— begin COLLECTED DATA —
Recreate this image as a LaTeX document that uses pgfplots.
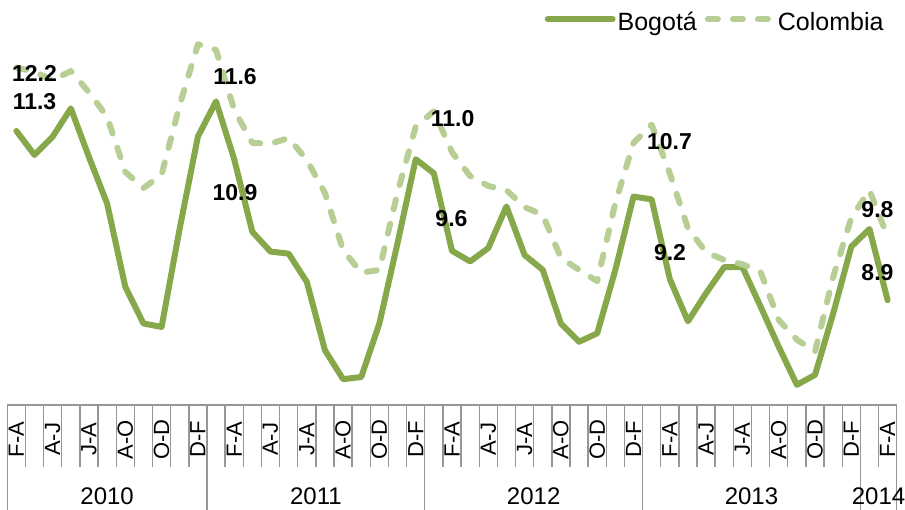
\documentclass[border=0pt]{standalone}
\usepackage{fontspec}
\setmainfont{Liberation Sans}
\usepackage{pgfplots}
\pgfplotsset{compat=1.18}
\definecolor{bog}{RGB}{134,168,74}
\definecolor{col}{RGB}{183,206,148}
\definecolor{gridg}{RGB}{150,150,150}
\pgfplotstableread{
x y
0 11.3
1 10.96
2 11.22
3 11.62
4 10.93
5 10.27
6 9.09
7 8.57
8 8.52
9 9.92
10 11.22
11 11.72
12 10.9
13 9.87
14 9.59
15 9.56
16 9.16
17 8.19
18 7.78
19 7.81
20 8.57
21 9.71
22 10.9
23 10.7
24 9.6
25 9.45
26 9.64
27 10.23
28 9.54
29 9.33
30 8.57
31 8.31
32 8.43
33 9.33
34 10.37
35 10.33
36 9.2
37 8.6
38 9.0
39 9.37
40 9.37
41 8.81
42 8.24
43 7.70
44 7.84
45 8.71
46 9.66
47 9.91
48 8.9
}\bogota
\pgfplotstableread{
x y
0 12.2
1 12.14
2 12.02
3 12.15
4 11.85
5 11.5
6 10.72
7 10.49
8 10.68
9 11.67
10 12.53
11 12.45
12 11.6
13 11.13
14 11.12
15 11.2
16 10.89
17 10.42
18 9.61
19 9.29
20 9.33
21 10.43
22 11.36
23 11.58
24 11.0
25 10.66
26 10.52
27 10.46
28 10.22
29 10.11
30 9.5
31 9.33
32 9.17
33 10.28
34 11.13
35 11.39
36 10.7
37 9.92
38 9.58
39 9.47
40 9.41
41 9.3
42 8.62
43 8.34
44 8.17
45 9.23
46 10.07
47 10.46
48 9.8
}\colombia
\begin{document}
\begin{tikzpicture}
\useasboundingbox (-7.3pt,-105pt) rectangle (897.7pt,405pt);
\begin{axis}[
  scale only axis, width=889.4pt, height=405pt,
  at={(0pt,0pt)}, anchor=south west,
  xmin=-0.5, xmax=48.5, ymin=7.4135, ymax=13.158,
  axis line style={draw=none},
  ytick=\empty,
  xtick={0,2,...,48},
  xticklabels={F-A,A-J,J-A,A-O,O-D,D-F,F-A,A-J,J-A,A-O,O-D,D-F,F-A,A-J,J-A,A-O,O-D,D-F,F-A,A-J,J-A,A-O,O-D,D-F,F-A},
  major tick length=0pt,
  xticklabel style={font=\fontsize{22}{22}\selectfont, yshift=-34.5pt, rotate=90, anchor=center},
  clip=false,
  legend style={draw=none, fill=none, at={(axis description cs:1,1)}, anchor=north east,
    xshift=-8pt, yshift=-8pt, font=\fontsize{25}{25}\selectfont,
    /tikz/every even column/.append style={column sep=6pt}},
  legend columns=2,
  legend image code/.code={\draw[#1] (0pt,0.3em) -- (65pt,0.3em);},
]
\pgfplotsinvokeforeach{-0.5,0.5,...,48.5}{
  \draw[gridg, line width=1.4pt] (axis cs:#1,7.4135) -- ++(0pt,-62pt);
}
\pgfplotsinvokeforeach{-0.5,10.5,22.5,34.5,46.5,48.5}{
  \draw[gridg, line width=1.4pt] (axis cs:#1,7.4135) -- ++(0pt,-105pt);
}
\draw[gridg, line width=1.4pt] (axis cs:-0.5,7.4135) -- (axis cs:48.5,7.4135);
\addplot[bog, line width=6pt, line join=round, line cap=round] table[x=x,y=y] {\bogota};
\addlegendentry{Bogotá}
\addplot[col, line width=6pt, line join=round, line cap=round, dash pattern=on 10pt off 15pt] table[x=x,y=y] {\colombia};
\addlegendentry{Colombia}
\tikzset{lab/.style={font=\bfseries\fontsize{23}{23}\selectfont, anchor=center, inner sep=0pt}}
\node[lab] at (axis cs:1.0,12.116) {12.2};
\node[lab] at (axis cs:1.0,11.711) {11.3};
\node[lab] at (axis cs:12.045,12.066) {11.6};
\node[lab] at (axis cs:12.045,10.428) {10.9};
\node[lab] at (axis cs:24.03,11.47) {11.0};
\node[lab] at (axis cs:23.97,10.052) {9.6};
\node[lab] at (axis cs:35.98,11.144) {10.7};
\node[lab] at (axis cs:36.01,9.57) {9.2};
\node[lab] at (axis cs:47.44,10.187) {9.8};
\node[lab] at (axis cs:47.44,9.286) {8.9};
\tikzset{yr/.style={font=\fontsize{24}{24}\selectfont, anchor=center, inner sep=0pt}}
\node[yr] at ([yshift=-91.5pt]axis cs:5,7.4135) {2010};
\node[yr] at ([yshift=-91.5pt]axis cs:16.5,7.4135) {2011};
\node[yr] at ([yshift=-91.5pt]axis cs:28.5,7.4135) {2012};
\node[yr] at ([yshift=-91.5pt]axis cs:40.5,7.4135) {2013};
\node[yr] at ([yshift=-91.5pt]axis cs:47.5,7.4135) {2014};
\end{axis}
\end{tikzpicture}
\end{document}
— end COLLECTED DATA —
Pictures are to be left out; repeat all the remaining data exactly.

Recreate this image as a LaTeX document that uses pgfplots.
\documentclass[border=0pt]{standalone}
\usepackage{fontspec}
\setmainfont{Liberation Sans}
\usepackage{pgfplots}
\pgfplotsset{compat=1.18}
\definecolor{bog}{RGB}{134,168,74}
\definecolor{col}{RGB}{183,206,148}
\definecolor{gridg}{RGB}{150,150,150}
\pgfplotstableread{
x y
0 11.3
1 10.96
2 11.22
3 11.62
4 10.93
5 10.27
6 9.09
7 8.57
8 8.52
9 9.92
10 11.22
11 11.72
12 10.9
13 9.87
14 9.59
15 9.56
16 9.16
17 8.19
18 7.78
19 7.81
20 8.57
21 9.71
22 10.9
23 10.7
24 9.6
25 9.45
26 9.64
27 10.23
28 9.54
29 9.33
30 8.57
31 8.31
32 8.43
33 9.33
34 10.37
35 10.33
36 9.2
37 8.6
38 9.0
39 9.37
40 9.37
41 8.81
42 8.24
43 7.70
44 7.84
45 8.71
46 9.66
47 9.91
48 8.9
}\bogota
\pgfplotstableread{
x y
0 12.2
1 12.14
2 12.02
3 12.15
4 11.85
5 11.5
6 10.72
7 10.49
8 10.68
9 11.67
10 12.53
11 12.45
12 11.6
13 11.13
14 11.12
15 11.2
16 10.89
17 10.42
18 9.61
19 9.29
20 9.33
21 10.43
22 11.36
23 11.58
24 11.0
25 10.66
26 10.52
27 10.46
28 10.22
29 10.11
30 9.5
31 9.33
32 9.17
33 10.28
34 11.13
35 11.39
36 10.7
37 9.92
38 9.58
39 9.47
40 9.41
41 9.3
42 8.62
43 8.34
44 8.17
45 9.23
46 10.07
47 10.46
48 9.8
}\colombia
\begin{document}
\begin{tikzpicture}
\useasboundingbox (-7.3pt,-105pt) rectangle (897.7pt,405pt);
\begin{axis}[
  scale only axis, width=889.4pt, height=405pt,
  at={(0pt,0pt)}, anchor=south west,
  xmin=-0.5, xmax=48.5, ymin=7.4135, ymax=13.158,
  axis line style={draw=none},
  ytick=\empty,
  xtick={0,2,...,48},
  xticklabels={F-A,A-J,J-A,A-O,O-D,D-F,F-A,A-J,J-A,A-O,O-D,D-F,F-A,A-J,J-A,A-O,O-D,D-F,F-A,A-J,J-A,A-O,O-D,D-F,F-A},
  major tick length=0pt,
  xticklabel style={font=\fontsize{22}{22}\selectfont, yshift=-34.5pt, rotate=90, anchor=center},
  clip=false,
  legend style={draw=none, fill=none, at={(axis description cs:1,1)}, anchor=north east,
    xshift=-8pt, yshift=-8pt, font=\fontsize{25}{25}\selectfont,
    /tikz/every even column/.append style={column sep=6pt}},
  legend columns=2,
  legend image code/.code={\draw[#1] (0pt,0.3em) -- (65pt,0.3em);},
]
\pgfplotsinvokeforeach{-0.5,0.5,...,48.5}{
  \draw[gridg, line width=1.4pt] (axis cs:#1,7.4135) -- ++(0pt,-62pt);
}
\pgfplotsinvokeforeach{-0.5,10.5,22.5,34.5,46.5,48.5}{
  \draw[gridg, line width=1.4pt] (axis cs:#1,7.4135) -- ++(0pt,-105pt);
}
\draw[gridg, line width=1.4pt] (axis cs:-0.5,7.4135) -- (axis cs:48.5,7.4135);
\addplot[bog, line width=6pt, line join=round, line cap=round] table[x=x,y=y] {\bogota};
\addlegendentry{Bogotá}
\addplot[col, line width=6pt, line join=round, line cap=round, dash pattern=on 10pt off 15pt] table[x=x,y=y] {\colombia};
\addlegendentry{Colombia}
\tikzset{lab/.style={font=\bfseries\fontsize{23}{23}\selectfont, anchor=center, inner sep=0pt}}
\node[lab] at (axis cs:1.0,12.116) {12.2};
\node[lab] at (axis cs:1.0,11.711) {11.3};
\node[lab] at (axis cs:12.045,12.066) {11.6};
\node[lab] at (axis cs:12.045,10.428) {10.9};
\node[lab] at (axis cs:24.03,11.47) {11.0};
\node[lab] at (axis cs:23.97,10.052) {9.6};
\node[lab] at (axis cs:35.98,11.144) {10.7};
\node[lab] at (axis cs:36.01,9.57) {9.2};
\node[lab] at (axis cs:47.44,10.187) {9.8};
\node[lab] at (axis cs:47.44,9.286) {8.9};
\tikzset{yr/.style={font=\fontsize{24}{24}\selectfont, anchor=center, inner sep=0pt}}
\node[yr] at ([yshift=-91.5pt]axis cs:5,7.4135) {2010};
\node[yr] at ([yshift=-91.5pt]axis cs:16.5,7.4135) {2011};
\node[yr] at ([yshift=-91.5pt]axis cs:28.5,7.4135) {2012};
\node[yr] at ([yshift=-91.5pt]axis cs:40.5,7.4135) {2013};
\node[yr] at ([yshift=-91.5pt]axis cs:47.5,7.4135) {2014};
\end{axis}
\end{tikzpicture}
\end{document}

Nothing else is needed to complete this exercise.